Monday, 16 January 2012

Stocks Higher For The Week Despite Ongoing Euro Concerns


Asian Markets are set to open weaker after U.S. stocks rose for a second week, with benchmark indexes reaching five-month highs on Jan. 12, as bets China may act to spur economic growth outweighed concern about credit-rating cuts for some European nations.

The S&P500 fell 6.41 points, or 0.49%, to 1289.09 with finials and tech sector’s leading stocks into the red. The Dow Jones Industrial Average finished 48.96 points lower, or 0.39%, at 12422.10, while the Nasdaq fell 14.03 points or 0.51%.

Stocks ended their four-day winning streak on the last day of the week as France and Austria were stripped of its top credit rating by S&P and banks suspended talks with Greece over debt restructuring, the first blows this year to efforts aimed at stemming Europe’s fiscal turmoil. Germany, Europe’s biggest economy, retained its AAA rating in a review of euro-area countries’ credit grades by S&P.

Spain and Italy were also downgraded, while Finland, the Netherlands and Luxembourg also kept their AAA ratings. While the ratings actions weren’t confirmed by S&P until after close of U.S. exchanges, European officials had revealed some of them during the trading session.

The euro weakened for a second day, reaching an 11-year low versus the yen, after Standard & Poor’s stripped France of its top credit rating and cut eight other euro-zone nations. The euro fell 0.3% to $1.2636 as of 5:29 a.m. in Tokyo from $1.2680 at the close of trading last week.

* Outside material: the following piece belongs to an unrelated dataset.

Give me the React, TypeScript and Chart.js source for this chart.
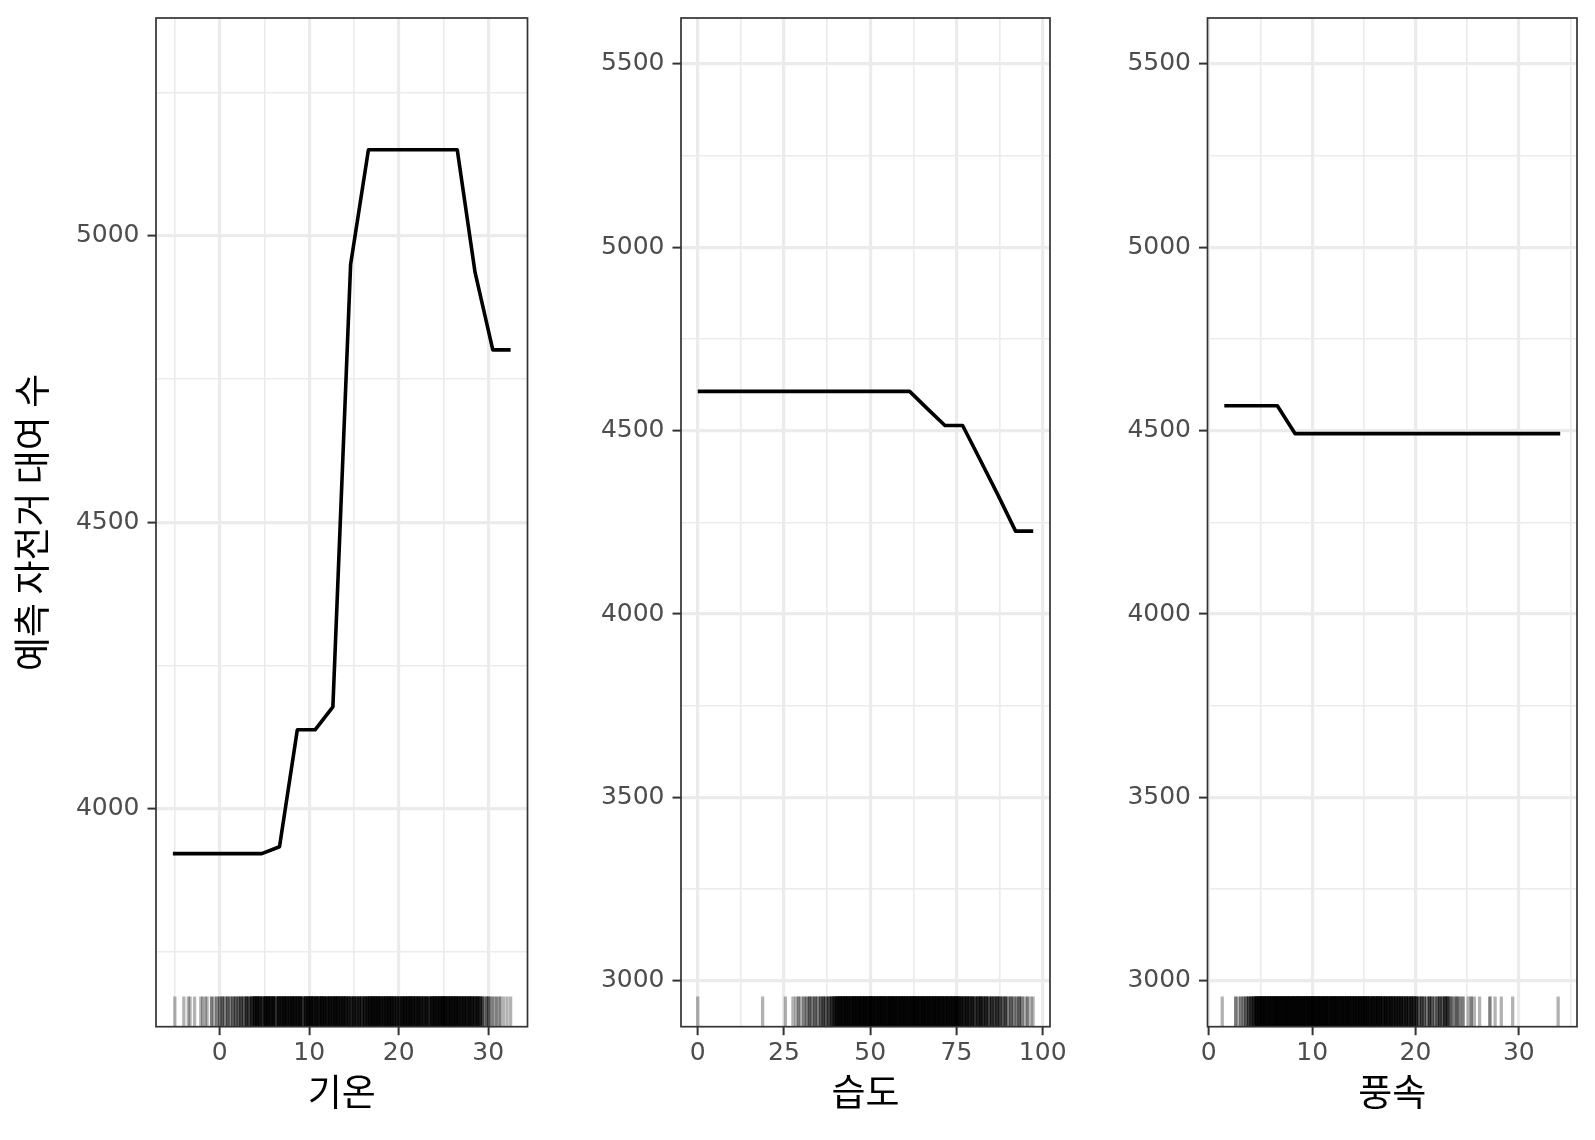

Oil dropped to a three-week low after two European Union officials said an embargo on Iranian crude imports may be postponed for six months. Crude oil for February delivery fell 40 cents to $98.70 a barrel.
Gold fell around 1%v on Friday, after the dollar surged against the euro and fears about the credit downgrade of euro zone countries prompted bullion investors to take profits on the recent rally. U.S. gold futures for February delivery settled down $16.90 an ounce at $1,630.80.